_Data excerpt:_
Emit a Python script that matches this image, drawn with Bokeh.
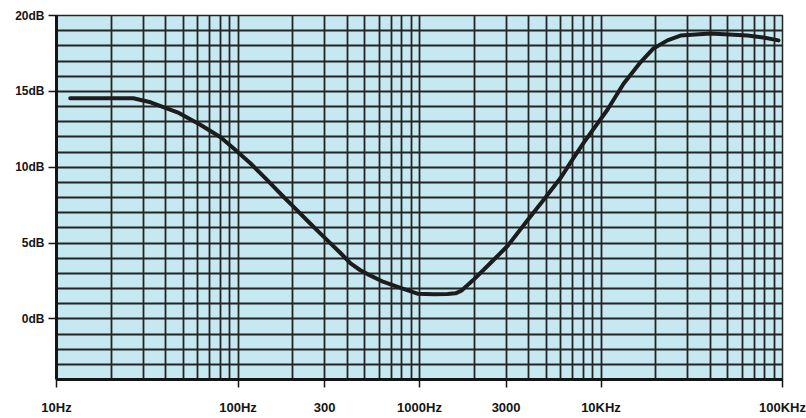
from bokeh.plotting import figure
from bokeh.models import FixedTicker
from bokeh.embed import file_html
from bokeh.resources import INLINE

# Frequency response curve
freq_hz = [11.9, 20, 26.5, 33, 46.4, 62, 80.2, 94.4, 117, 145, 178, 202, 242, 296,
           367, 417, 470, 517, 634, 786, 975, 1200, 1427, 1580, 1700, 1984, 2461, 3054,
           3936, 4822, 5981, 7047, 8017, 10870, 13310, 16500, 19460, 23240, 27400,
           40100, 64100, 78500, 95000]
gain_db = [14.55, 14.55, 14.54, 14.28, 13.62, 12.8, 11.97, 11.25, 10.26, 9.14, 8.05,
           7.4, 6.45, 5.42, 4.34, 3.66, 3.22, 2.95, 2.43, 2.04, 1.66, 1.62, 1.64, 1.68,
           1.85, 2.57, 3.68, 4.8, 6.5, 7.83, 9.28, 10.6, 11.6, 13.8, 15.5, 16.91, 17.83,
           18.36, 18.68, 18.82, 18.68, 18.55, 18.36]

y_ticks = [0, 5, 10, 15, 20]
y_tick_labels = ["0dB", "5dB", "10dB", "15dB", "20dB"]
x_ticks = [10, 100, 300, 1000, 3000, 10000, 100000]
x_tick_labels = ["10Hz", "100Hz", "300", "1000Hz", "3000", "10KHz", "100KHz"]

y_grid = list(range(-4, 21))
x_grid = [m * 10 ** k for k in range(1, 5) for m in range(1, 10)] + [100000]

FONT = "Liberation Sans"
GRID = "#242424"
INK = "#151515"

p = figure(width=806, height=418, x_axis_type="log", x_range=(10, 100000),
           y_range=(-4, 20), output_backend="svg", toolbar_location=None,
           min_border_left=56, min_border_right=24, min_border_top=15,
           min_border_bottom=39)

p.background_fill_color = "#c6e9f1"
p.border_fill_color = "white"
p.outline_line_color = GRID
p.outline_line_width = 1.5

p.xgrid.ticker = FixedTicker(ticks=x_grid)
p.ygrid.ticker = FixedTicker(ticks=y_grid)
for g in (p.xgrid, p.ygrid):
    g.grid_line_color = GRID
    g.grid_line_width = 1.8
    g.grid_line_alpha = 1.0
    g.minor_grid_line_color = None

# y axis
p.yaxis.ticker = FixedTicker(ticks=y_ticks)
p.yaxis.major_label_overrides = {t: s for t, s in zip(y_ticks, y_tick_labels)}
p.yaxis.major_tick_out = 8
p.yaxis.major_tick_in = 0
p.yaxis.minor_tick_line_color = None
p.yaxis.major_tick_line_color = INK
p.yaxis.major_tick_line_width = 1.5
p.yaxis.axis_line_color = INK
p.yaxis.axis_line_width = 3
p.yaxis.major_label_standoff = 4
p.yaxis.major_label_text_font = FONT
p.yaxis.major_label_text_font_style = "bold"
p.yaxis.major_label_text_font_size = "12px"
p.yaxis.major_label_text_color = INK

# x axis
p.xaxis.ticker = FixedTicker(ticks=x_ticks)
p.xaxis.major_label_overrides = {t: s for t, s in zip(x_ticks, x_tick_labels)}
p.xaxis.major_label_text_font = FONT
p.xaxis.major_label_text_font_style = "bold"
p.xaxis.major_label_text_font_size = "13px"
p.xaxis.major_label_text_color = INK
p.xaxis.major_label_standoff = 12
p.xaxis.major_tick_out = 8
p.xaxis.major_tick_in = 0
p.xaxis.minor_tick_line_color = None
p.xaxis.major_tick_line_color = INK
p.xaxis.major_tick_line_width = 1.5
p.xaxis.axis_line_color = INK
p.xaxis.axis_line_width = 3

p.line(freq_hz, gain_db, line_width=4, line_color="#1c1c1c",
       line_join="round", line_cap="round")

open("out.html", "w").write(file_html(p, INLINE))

_Written problem:_ From the first line above down to the line with "from bokeh.resources import INLINE", reproduce every line and no others, omitting pictures.

_Answer for the task:_
Emit a Python script that matches this image, drawn with Bokeh.
from bokeh.plotting import figure
from bokeh.models import FixedTicker
from bokeh.embed import file_html
from bokeh.resources import INLINE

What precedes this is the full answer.